Instructions to follow:
Without the pictures, write out all the lines below exactly as they appear.

Dataset extract:
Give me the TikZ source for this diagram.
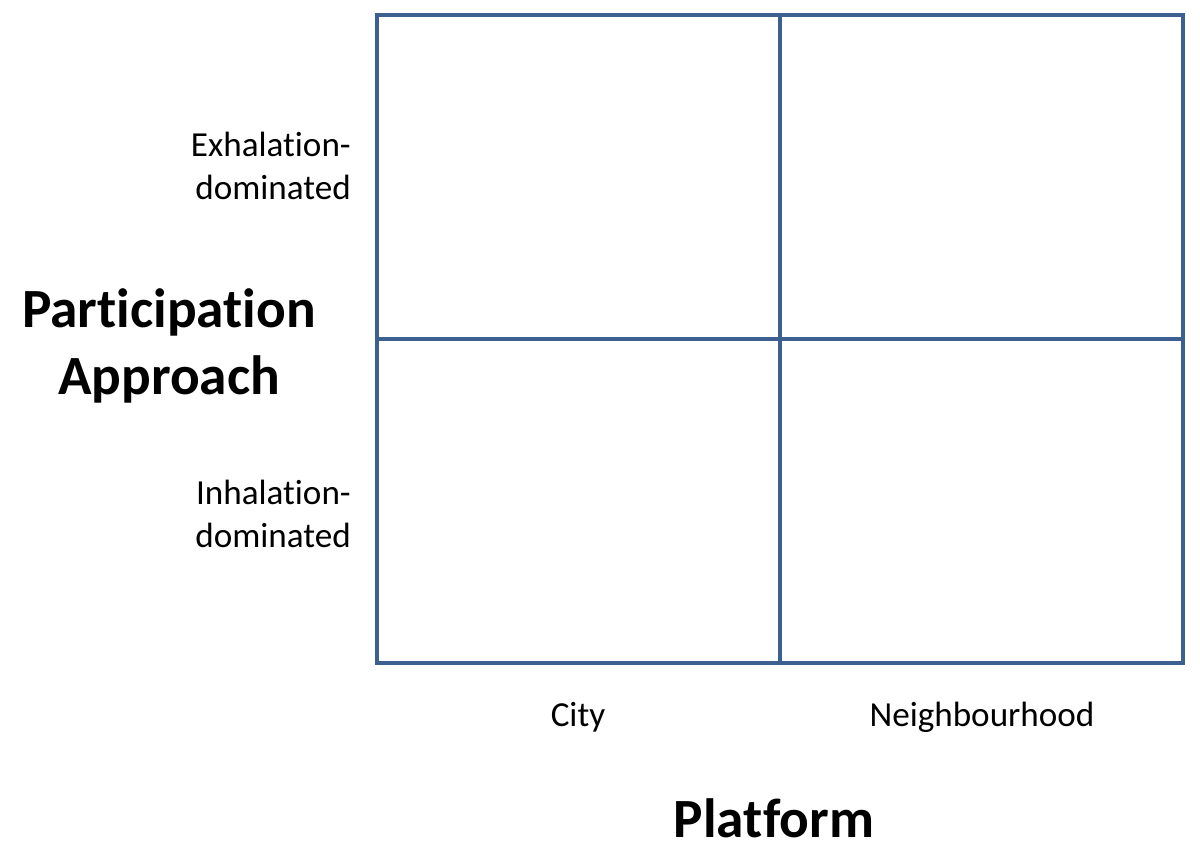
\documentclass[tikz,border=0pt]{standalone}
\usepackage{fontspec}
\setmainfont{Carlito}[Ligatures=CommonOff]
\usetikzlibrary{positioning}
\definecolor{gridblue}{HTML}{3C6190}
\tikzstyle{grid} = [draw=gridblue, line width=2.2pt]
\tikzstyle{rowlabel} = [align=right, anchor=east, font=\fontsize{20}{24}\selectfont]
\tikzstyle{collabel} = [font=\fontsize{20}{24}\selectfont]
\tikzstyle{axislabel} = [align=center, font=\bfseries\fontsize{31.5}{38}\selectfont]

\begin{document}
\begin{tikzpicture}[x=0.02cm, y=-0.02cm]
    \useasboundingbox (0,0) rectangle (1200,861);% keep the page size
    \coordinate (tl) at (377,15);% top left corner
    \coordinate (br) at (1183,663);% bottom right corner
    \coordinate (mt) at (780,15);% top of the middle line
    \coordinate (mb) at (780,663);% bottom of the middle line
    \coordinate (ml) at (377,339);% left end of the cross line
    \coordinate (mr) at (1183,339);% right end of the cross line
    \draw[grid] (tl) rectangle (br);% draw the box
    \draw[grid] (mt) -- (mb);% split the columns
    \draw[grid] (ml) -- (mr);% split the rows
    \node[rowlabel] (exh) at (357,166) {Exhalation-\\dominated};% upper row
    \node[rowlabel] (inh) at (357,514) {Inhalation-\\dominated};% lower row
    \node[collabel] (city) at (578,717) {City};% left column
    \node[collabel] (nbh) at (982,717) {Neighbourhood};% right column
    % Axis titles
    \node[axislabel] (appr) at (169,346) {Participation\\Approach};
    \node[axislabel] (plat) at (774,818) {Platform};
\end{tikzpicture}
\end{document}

Solution to the exercise:
Give me the TikZ source for this diagram.
\documentclass[tikz,border=0pt]{standalone}
\usepackage{fontspec}
\setmainfont{Carlito}[Ligatures=CommonOff]
\usetikzlibrary{positioning}
\definecolor{gridblue}{HTML}{3C6190}
\tikzstyle{grid} = [draw=gridblue, line width=2.2pt]
\tikzstyle{rowlabel} = [align=right, anchor=east, font=\fontsize{20}{24}\selectfont]
\tikzstyle{collabel} = [font=\fontsize{20}{24}\selectfont]
\tikzstyle{axislabel} = [align=center, font=\bfseries\fontsize{31.5}{38}\selectfont]

\begin{document}
\begin{tikzpicture}[x=0.02cm, y=-0.02cm]
    \useasboundingbox (0,0) rectangle (1200,861);% keep the page size
    \coordinate (tl) at (377,15);% top left corner
    \coordinate (br) at (1183,663);% bottom right corner
    \coordinate (mt) at (780,15);% top of the middle line
    \coordinate (mb) at (780,663);% bottom of the middle line
    \coordinate (ml) at (377,339);% left end of the cross line
    \coordinate (mr) at (1183,339);% right end of the cross line
    \draw[grid] (tl) rectangle (br);% draw the box
    \draw[grid] (mt) -- (mb);% split the columns
    \draw[grid] (ml) -- (mr);% split the rows
    \node[rowlabel] (exh) at (357,166) {Exhalation-\\dominated};% upper row
    \node[rowlabel] (inh) at (357,514) {Inhalation-\\dominated};% lower row
    \node[collabel] (city) at (578,717) {City};% left column
    \node[collabel] (nbh) at (982,717) {Neighbourhood};% right column
    % Axis titles
    \node[axislabel] (appr) at (169,346) {Participation\\Approach};
    \node[axislabel] (plat) at (774,818) {Platform};
\end{tikzpicture}
\end{document}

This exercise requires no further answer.